At the University of Central Florida, which suspended a fraternity in August after police said a woman was raped, faculty union president Scott Launier said he thinks the state needs to re-invest in academics. Large class sizes make it difficult for students to socialize outside of groups like fraternities and sororities, and he also said a renewed emphasis on the humanities and arts can help students learn how to be more mindful of others. “In terms of potentially harmful behavior, it’s not directly going to stop it, but over time, hopefully it helps students to be more aware.”

A new study by economists at Union College in New York found, at one school, Greek membership lowered GPAs by 0.25 points, but raised future earnings by 36 percent. “It is difficult to tell whether fraternity membership decreases grades, and increases drinking and social networking, or whether low achieving, hard drinking and highly social students select into fraternities,” the study said. “The available evidence suggests causation likely runs in both directions.”
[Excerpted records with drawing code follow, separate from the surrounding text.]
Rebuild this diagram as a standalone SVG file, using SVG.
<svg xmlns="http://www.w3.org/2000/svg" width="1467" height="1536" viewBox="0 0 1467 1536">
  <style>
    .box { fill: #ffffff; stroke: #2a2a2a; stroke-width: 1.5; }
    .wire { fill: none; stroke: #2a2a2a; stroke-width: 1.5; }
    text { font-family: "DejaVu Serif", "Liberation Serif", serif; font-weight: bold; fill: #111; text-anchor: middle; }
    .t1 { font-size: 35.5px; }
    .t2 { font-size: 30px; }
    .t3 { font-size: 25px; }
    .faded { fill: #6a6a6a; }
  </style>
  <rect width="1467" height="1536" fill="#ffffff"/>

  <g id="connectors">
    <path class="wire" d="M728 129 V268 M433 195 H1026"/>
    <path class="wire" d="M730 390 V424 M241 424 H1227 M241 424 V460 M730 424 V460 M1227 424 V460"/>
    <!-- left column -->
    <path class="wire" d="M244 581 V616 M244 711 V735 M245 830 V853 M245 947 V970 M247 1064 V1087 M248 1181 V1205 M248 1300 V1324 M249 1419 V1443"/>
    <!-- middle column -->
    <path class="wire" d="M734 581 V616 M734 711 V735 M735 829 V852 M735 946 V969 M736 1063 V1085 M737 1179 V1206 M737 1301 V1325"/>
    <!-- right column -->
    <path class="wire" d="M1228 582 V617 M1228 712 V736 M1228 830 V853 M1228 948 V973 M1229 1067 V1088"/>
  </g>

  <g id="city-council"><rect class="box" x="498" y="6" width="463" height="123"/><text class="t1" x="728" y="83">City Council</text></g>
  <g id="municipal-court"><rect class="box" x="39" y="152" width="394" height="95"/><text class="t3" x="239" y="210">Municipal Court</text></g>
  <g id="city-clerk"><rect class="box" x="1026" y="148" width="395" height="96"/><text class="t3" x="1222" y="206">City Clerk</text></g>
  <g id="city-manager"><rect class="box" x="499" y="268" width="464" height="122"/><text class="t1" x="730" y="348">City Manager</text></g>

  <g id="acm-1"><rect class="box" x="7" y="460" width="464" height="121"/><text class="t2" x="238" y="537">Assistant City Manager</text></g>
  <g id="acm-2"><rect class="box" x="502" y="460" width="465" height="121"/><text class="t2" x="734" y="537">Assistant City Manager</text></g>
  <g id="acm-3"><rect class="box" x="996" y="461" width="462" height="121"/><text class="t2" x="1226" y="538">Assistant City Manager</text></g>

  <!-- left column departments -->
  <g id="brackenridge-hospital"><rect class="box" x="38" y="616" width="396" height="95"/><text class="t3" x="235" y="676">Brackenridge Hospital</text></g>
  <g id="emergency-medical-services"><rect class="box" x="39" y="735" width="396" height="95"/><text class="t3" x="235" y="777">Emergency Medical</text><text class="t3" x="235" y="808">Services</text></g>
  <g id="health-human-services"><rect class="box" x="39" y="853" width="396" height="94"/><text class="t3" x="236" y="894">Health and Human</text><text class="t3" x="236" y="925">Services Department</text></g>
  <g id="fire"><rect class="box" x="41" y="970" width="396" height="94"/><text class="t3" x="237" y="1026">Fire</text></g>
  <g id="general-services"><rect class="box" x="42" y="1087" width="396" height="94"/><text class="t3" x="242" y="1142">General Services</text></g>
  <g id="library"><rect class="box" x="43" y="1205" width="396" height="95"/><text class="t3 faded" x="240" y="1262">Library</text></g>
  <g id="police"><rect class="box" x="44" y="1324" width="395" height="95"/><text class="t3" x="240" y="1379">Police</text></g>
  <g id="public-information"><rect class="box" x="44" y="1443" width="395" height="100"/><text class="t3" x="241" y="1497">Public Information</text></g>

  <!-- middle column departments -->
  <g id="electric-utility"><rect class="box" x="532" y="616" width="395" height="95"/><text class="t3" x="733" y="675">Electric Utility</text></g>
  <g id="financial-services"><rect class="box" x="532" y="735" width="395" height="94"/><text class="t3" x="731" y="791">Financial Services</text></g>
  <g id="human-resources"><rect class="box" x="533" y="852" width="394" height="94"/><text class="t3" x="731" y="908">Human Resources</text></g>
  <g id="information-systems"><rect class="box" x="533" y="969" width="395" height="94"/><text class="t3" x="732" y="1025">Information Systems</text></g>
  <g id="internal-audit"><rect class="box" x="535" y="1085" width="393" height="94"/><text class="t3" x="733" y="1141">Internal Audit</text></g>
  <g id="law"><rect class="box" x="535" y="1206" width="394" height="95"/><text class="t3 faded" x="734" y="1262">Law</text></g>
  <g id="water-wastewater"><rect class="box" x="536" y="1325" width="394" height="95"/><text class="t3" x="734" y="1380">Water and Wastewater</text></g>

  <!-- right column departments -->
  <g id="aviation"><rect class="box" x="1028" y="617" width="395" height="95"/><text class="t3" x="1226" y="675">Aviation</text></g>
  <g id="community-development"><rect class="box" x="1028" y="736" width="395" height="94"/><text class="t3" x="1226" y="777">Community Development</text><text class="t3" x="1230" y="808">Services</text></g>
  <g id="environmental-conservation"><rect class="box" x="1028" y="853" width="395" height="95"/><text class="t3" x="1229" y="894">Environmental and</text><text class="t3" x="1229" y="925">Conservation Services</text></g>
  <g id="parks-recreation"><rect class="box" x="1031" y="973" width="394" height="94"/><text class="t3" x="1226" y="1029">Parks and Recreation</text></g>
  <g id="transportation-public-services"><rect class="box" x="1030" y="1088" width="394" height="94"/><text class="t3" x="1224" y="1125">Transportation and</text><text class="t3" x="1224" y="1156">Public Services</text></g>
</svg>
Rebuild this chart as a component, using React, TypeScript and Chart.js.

Lewis Davis, one of the study’s authors, said his study found alcohol didn’t have a significant impact on grades or later salaries. “You could do a lot to curb the role of alcohol in fraternities without greatly affecting their impact on social capital.” He also said he suspects fraternities are more beneficial to people who enter college without a lot of connections, as opposed to wealthier students who might already have family connections that could lead to jobs.

The Associated Press contributed to this report.